I also have to give the flight attendant credit for doing a good job deescalating the situation. This guy was obviously totally out of it, and it quickly became clear that there wasn’t a lot that could be done to control his behavior. And the fact that he threw in the “you’re carrying on like a bloody two-bob watch” is the icing on the cake.
Bottom line
A Qantas Boeing 787 flying from Melbourne to Dallas diverted to Tahiti after a passenger became disruptive, and started yelling and cussing at others, and reportedly even biting a crew member. This man is now in jail in Tahiti, and is also permanently banned from Qantas. I hope he gets the help he needs to get his substance abuse issues under control, but oy, what a mess…
What do you make of this Qantas diversion?
We are "serious" about terrorism in the skies but this kind of behavior the criminal justice system in Western Culture (maybe for the exception of Singapore) just shrugs and doesn't consider it dangerous. (Ditto BTW drunk driving).

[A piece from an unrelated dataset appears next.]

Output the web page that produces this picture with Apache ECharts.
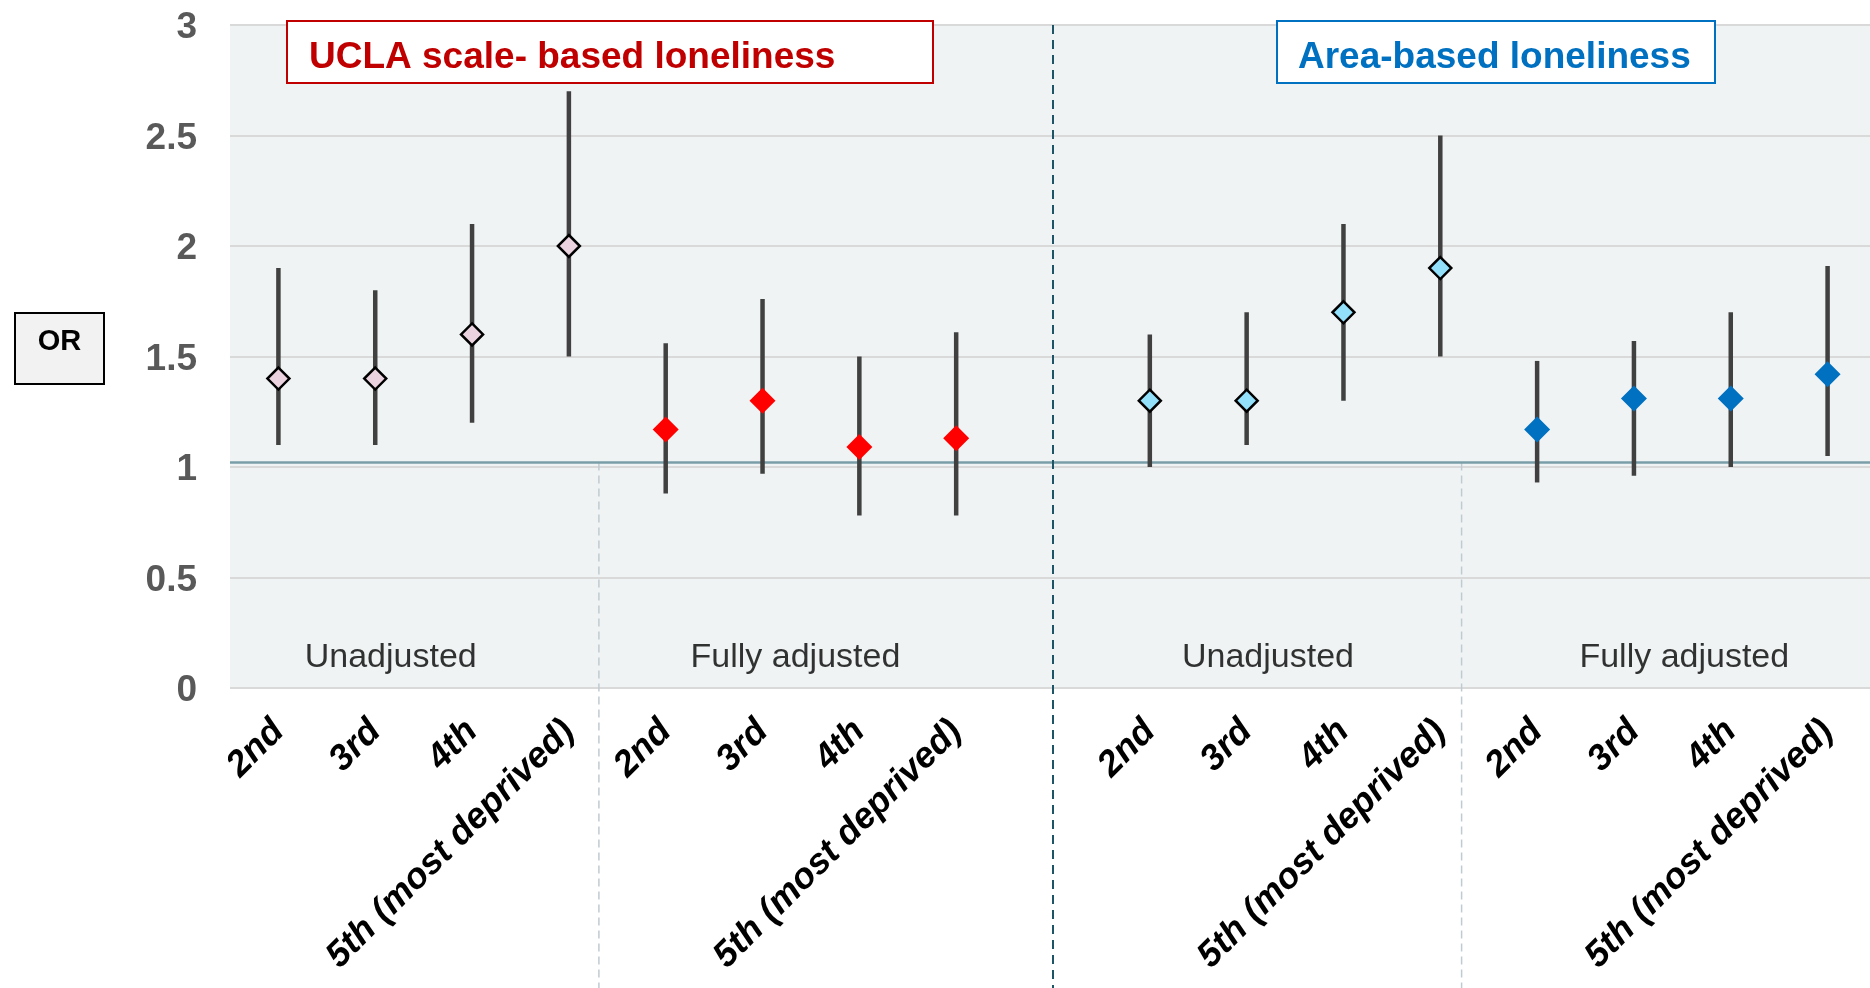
<!DOCTYPE html>
<html>
<head>
<meta charset="utf-8">
<script src="https://cdn.jsdelivr.net/npm/echarts@6/dist/echarts.min.js"></script>
<style>
html,body{margin:0;padding:0;background:#fff;}
#chart{width:1870px;height:988px;}
</style>
</head>
<body>
<div id="chart"></div>
<script>
// ---- data ----
const categories = ['2nd','3rd','4th','5th (most deprived)','2nd','3rd','4th','5th (most deprived)','',
                    '2nd','3rd','4th','5th (most deprived)','2nd','3rd','4th','5th (most deprived)'];
const yTicks = [0, 0.5, 1, 1.5, 2, 2.5, 3];

const uclaUnadjOR    = [1.40, 1.40, 1.60, 2.00];
const uclaUnadjLower = [1.10, 1.10, 1.20, 1.50];
const uclaUnadjUpper = [1.90, 1.80, 2.10, 2.70];

const uclaAdjOR    = [1.17, 1.30, 1.09, 1.13];
const uclaAdjLower = [0.88, 0.97, 0.78, 0.78];
const uclaAdjUpper = [1.56, 1.76, 1.50, 1.61];

const areaUnadjOR    = [1.30, 1.30, 1.70, 1.90];
const areaUnadjLower = [1.00, 1.10, 1.30, 1.50];
const areaUnadjUpper = [1.60, 1.70, 2.10, 2.50];

const areaAdjOR    = [1.17, 1.31, 1.31, 1.42];
const areaAdjLower = [0.93, 0.96, 1.00, 1.05];
const areaAdjUpper = [1.48, 1.57, 1.70, 1.91];

const groupNames = ['Unadjusted', 'Fully adjusted', 'Unadjusted', 'Fully adjusted'];
const panelTitles = ['UCLA scale- based loneliness', 'Area-based loneliness'];
const refLineValue = 1.02;
const yAxisName = 'OR';

// ---- layout / styling helpers ----
const groupLabelX = [1.16, 5.34, 10.22, 14.52]; // positions on hidden value axis
const groupLabelY = 0.137;
const lightSepX = [3.31, 12.22];
const FONT = '"Liberation Sans", Arial, sans-serif';

const groups = [
  {or: uclaUnadjOR, lo: uclaUnadjLower, hi: uclaUnadjUpper, fill: '#ead3df', border: '#000', bw: 2.5, size: 22},
  {or: uclaAdjOR,   lo: uclaAdjLower,   hi: uclaAdjUpper,   fill: '#ff0000', border: null,  bw: 0,   size: 26},
  {or: areaUnadjOR, lo: areaUnadjLower, hi: areaUnadjUpper, fill: '#92e0fa', border: '#000', bw: 2.5, size: 22},
  {or: areaAdjOR,   lo: areaAdjLower,   hi: areaAdjUpper,   fill: '#0070c0', border: null,  bw: 0,   size: 26}
];

// map categories to groups
const groupIdx = [];
let k = 0;
categories.forEach((c, i) => {
  if (c === '') return;
  groupIdx.push({cat: i, g: Math.floor(k / 4), j: k % 4});
  k++;
});

const errData = groupIdx.map(o => [o.cat, groups[o.g].lo[o.j], groups[o.g].hi[o.j]]);
const scatterSeries = groups.map((gr, gi) => ({
  type: 'scatter',
  xAxisIndex: 0, yAxisIndex: 0,
  symbol: 'diamond',
  symbolSize: gr.size,
  z: 5,
  itemStyle: {color: gr.fill, borderColor: gr.border || gr.fill, borderWidth: gr.bw, opacity: 1},
  data: groupIdx.filter(o => o.g === gi).map(o => [o.cat, gr.or[o.j]])
}));

const chart = echarts.init(document.getElementById('chart'), null, {renderer: 'canvas'});

const GRID = {left: 230, top: 25, width: 1646, height: 663};

chart.setOption({
  animation: false,
  backgroundColor: '#ffffff',
  textStyle: {fontFamily: FONT},
  grid: Object.assign({show: true, backgroundColor: '#f0f3f4', borderWidth: 0, containLabel: false, outerBoundsMode: 'none'}, GRID),
  xAxis: [
    {
      type: 'category',
      data: categories,
      boundaryGap: true,
      axisLine: {show: false},
      axisTick: {show: false},
      splitLine: {show: false},
      axisLabel: {
        interval: 0, rotate: 45, margin: 38,
        fontSize: 36, fontWeight: 'bold', fontStyle: 'italic',
        color: '#000', fontFamily: FONT
      }
    },
    {
      type: 'value', min: -0.5, max: 16.5, show: false
    }
  ],
  yAxis: {
    type: 'value', min: 0, max: 3, interval: 0.5,
    axisLine: {show: false},
    axisTick: {show: false},
    splitLine: {show: true, lineStyle: {color: '#d9d9d9', width: 2}},
    axisLabel: {
      margin: 33, color: '#595959', fontFamily: FONT,
      formatter: v => yTicks.includes(v) ? '{t|' + v + '}' : '',
      rich: {t: {fontSize: 37, fontWeight: 'bold', color: '#595959', fontFamily: FONT, padding: [6, 0, 0, 0]}}
    }
  },
  series: [
    {
      type: 'custom',
      xAxisIndex: 0, yAxisIndex: 0,
      z: 3,
      encode: {x: 0, y: [1, 2]},
      data: errData,
      renderItem: function (params, api) {
        const p1 = api.coord([api.value(0), api.value(1)]);
        const p2 = api.coord([api.value(0), api.value(2)]);
        return {
          type: 'line',
          shape: {x1: p1[0], y1: p1[1], x2: p2[0], y2: p2[1]},
          style: {stroke: '#404040', lineWidth: 4.5}
        };
      },
      markLine: {
        silent: true, symbol: 'none', z: 2,
        label: {show: false},
        lineStyle: {color: '#7a9ea8', width: 2.5, type: 'solid'},
        data: [{yAxis: refLineValue}]
      }
    },
    ...scatterSeries,
    {
      type: 'scatter',
      xAxisIndex: 1, yAxisIndex: 0,
      symbolSize: 0,
      silent: true,
      data: groupNames.map((n, i) => ({value: [groupLabelX[i], groupLabelY], name: n})),
      label: {
        show: true, position: 'inside', formatter: p => p.name,
        fontSize: 34, color: '#000', fontFamily: FONT
      }
    }
  ]
});

// separators and annotation boxes
const yTopPx = chart.convertToPixel({yAxisIndex: 0}, 3);
const yRefPx = chart.convertToPixel({yAxisIndex: 0}, refLineValue);
const mainSepX = chart.convertToPixel({xAxisIndex: 0}, categories.indexOf(''));
const graphics = [];
graphics.push({
  type: 'line', z: 10, silent: true,
  shape: {x1: mainSepX, y1: yTopPx, x2: mainSepX, y2: 988},
  style: {stroke: '#1d5566', lineWidth: 2, lineDash: [9, 6]}
});
lightSepX.forEach(v => {
  const x = chart.convertToPixel({xAxisIndex: 1}, v);
  graphics.push({
    type: 'line', z: 1, silent: true,
    shape: {x1: x, y1: yRefPx, x2: x, y2: 988},
    style: {stroke: '#bfcbd1', lineWidth: 1.5, lineDash: [8, 5]}
  });
});
// panel title boxes
const boxes = [
  {x: 286, w: 646, color: '#c00000', textX: 22},
  {x: 1276, w: 438, color: '#0070c0', textX: 21}
];
boxes.forEach((b, i) => {
  graphics.push({
    type: 'group', left: b.x, top: 20, z: 20,
    children: [
      {type: 'rect', shape: {x: 0, y: 0, width: b.w, height: 62},
       style: {fill: '#fff', stroke: b.color, lineWidth: 2}},
      {type: 'text', x: b.textX, y: 37,
       style: {text: panelTitles[i], fill: b.color, font: 'bold 37px ' + FONT, textVerticalAlign: 'middle', verticalAlign: 'middle'}}
    ]
  });
});
// OR box
graphics.push({
  type: 'group', left: 14, top: 312, z: 20,
  children: [
    {type: 'rect', shape: {x: 0, y: 0, width: 89, height: 71},
     style: {fill: '#f2f2f2', stroke: '#000', lineWidth: 2}},
    {type: 'text', x: 44.5, y: 29,
     style: {text: yAxisName, fill: '#000', font: 'bold 29px ' + FONT, align: 'center', verticalAlign: 'middle', textAlign: 'center', textVerticalAlign: 'middle'}}
  ]
});
chart.setOption({graphic: graphics});
</script>
</body>
</html>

Should be ten years in prison and a permanent No Fly List. The word would get around the lowlife crowd that you FA in the skies you FO.
Zombie virus outbreak.
Z are coming.
Airline ought never go to Dallas , which is tense with country music and pick-up trucks . Better to go to Tahiti in the first place where one can relax . The only good thing Dallas ever had was Braniff .
are you okay?
The two-bob watch comment sent me! It's only something I've heard from old people living out in the country, so to hear a city-based younger FA use it was hilarious - QF's commitment to all things 'Australiana' knows no bounds ;)
The simple solution to mitigate these incidents is to ban the offenders for at least a decade from flying ANY airline. Period.
I wondered the same thing about the man in the white button down shirt, if he was in business he'd likely have been in PJs by that point of the flight but in economy it seems odd to be so dressed up. I have never heard any mention of air marshals on Qantas flights before but he did seem very comfortable trying to restrain him so maybe he was? Looong trip for everyone but they handled it really well.
Yep, a somewhat common Australian saying, especially amongst the older generations.
In the article Ben, reports: “You’re carrying on like a bloody two-bob watch” and goes on to say “OMG, that is a really good line — is this widely used Australian slang?”
Well Ben, having served in support of Australian SF, back in the day, the wording was a little different. Before the WOKE brigade took over humour, the saying was: “You are acting like a cheap Japanese watch”.
No offence to any Japanese personnel...
In the article Ben, reports: “You’re carrying on like a bloody two-bob watch” and goes on to say “OMG, that is a really good line — is this widely used Australian slang?”
Well Ben, having served in support of Australian SF, back in the day, the wording was a little different. Before the WOKE brigade took over humour, the saying was: “You are acting like a cheap Japanese watch”.
No offence to any Japanese personnel intended. Is that good enough for a ‘get out of jail’ card these days? …. :-)
So sorry JB, the previous post was supposed to be standalone and not in response to your own …. apologies.
I have lived in Australia for 50 years and never once heard someone use the “cheap Japanese watch” phrase.
Yeah, yeah… don’t bite people… *yawn*
Tahiti or Dallas… hmm… I’mm’a stay in Tahiti.